By Owen Woods |

SAGUACHE County District 3 Commissioner candidates Liza Marron and Jeff Phillips stopped by Alamosa Citizen’s South Side Studio to have a round table discussion on the midterm election. Though the two aren’t strangers, this meeting was the first time the two candidates have met to discuss the race in a public forum. 

Touching on many subjects including water, economic viability and development of the county, the district attorney’s office budget request, and their motivations for running, Marron and Phillips agreed on most subjects and shared similar views on how Saguache county should be run. Their viewpoints rested on the health and wellbeing of the county’s people, water and agriculture. One of the candidates will be replacing current District 3 chair Tim Lovato. 

Policy and Issues

Starting with the Douglas County-sized elephant in the room, the round table discussion began by asking the two candidates if they supported the Renewable Water Resources groundwater exportation proposal. Both candidates agreed that the water of not just Saguache County but the entire Valley belongs here. Phillips said that because of 1041 regulations it makes it so “Valley water stays in the Valley.” While Marron said that because of the rich agriculture of the Valley everything is dependent on water. Both candidates do not support RWR’s water exportation scheme. 

A growing county
Marron and Phillips both saw the opportunity and inevitability of growth in their county, yet their views were somewhat more stark and nuanced. A richness in natural resources, tapping into the ag-tourism and wide open spaces, Marron wants to take a more proactive approach over a reactive approach. Citing the Dark Sky Reserve effort, Marron said that kind of proactive approach to ensuring the land stays as it is was vital. Pushing back, Phillips said that the Dark Sky Reserve should stay on the east side of the county because encompassing the whole county could harm regular agriculture processes such as night harvests and calving.

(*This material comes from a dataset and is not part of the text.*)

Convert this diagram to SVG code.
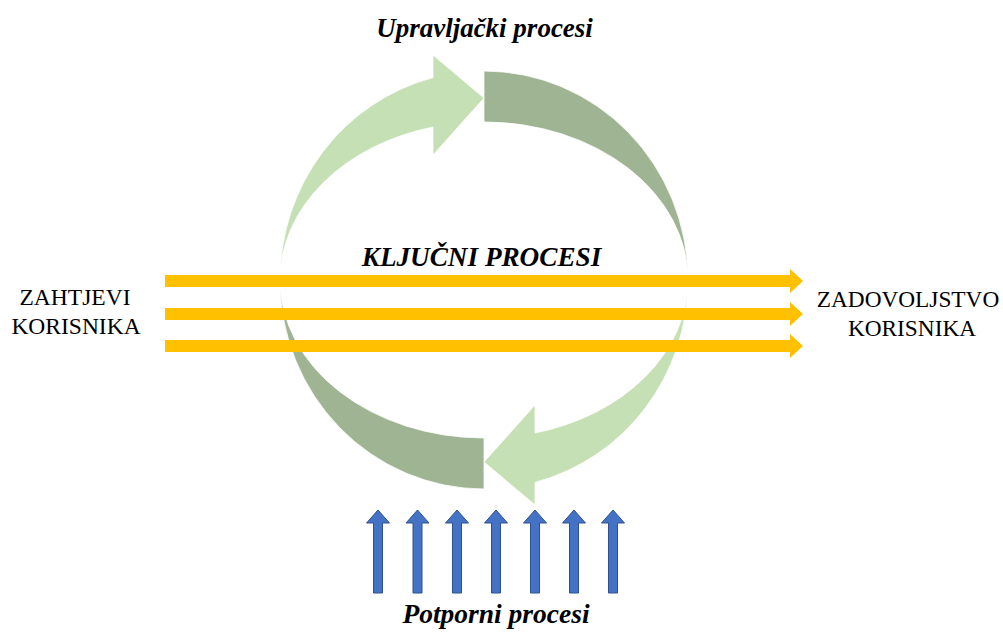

Phillips, wanting to “get ahead of the curve,” brought up a vital issue that he would like to change: a uniform building code in Saguache County. As reported in the Crestone Eagle in April of this year, commissioners have heard concerns regarding a proposal to set a 900 square foot minimum on new house construction. Phillips called the uniform code “long overdue.” 

How about Seven Peaks music fest? 
Phillips is a volunteer for Saguache County Search and Rescue and works with Northern Saguache County Fire District and EMS. This allowed him to work the event. Despite some of its noteworthy accidents, he called it a huge success. Both candidates said that the lack of communication and community involvement is where the event fell short. Marron said that the process to involve Villa Grove and hear their input happened far too late in the game. They would like to see it come back as long as there’s a larger push to involve the community. 

The 12th Judicial District Attorney’s Office Budget Proposal
Newly appointed interim district attorney Anne Kelly has been making the commissioner rounds requesting more funding for her office’s budget. Kelly has upped her proposal to $2 million. She says this is the “ethical” amount of funding necessary to ensure the office’s attorneys can handle the case load. Marron called the request “untenable” and supported Robert Willett’s run, noting that he can carry the office with a reasonable budget. Phillips said that Kelly made good points during her meeting with the Saguache County Commissioners and supported the idea of giving her what she needs to handle the case load. Both candidates agreed that there needs to be more accountability and a restoration of faith in the DA’s office. 

What motivates these two to run for local government? 
For Phillips, the future of the youth was his biggest motivation. Saying, “our kids are leaving.” He wants to find resources through the county so that the youth have opportunities to stay. “Let’s make that an option,” he said.  

For Marron, she wants to serve and provide opportunities for the entire population of Saguache County that supports the rural lifestyle. She’d like to restore trust in government and said true democracy exists at the county level. “We have our thumbs on the pulse of community,” she said. 

The candidates were asked to give a list of 3 issues they would like to address as commissioner. Marron listed: affordable housing; preserving water, soil health, and a viable agriculture process; and land use solutions to ensure that the county does not “criminalize poverty.” Marron made her case by noting her accessibility to call upon her experiences and extensive resources. She said she wanted to see Saguache County use its agriculture imagination going forward. 

Phillips listed: the uniform building code; less micromanagement of county officials and department heads, stating that if you can’t “trust your people, you don’t need ‘em” and the same goes, he said, for elected officials; and the support of more research and development of aquifer levels. Phillips wants to make sure the community is informed and made sure that he will be accessible to his constituents. He said that a “lopsided government” will make the people suffer. 

Make sure you are registered to vote. Mail-in ballots are slated to be sent out on Oct. 17. Election day is Nov. 8.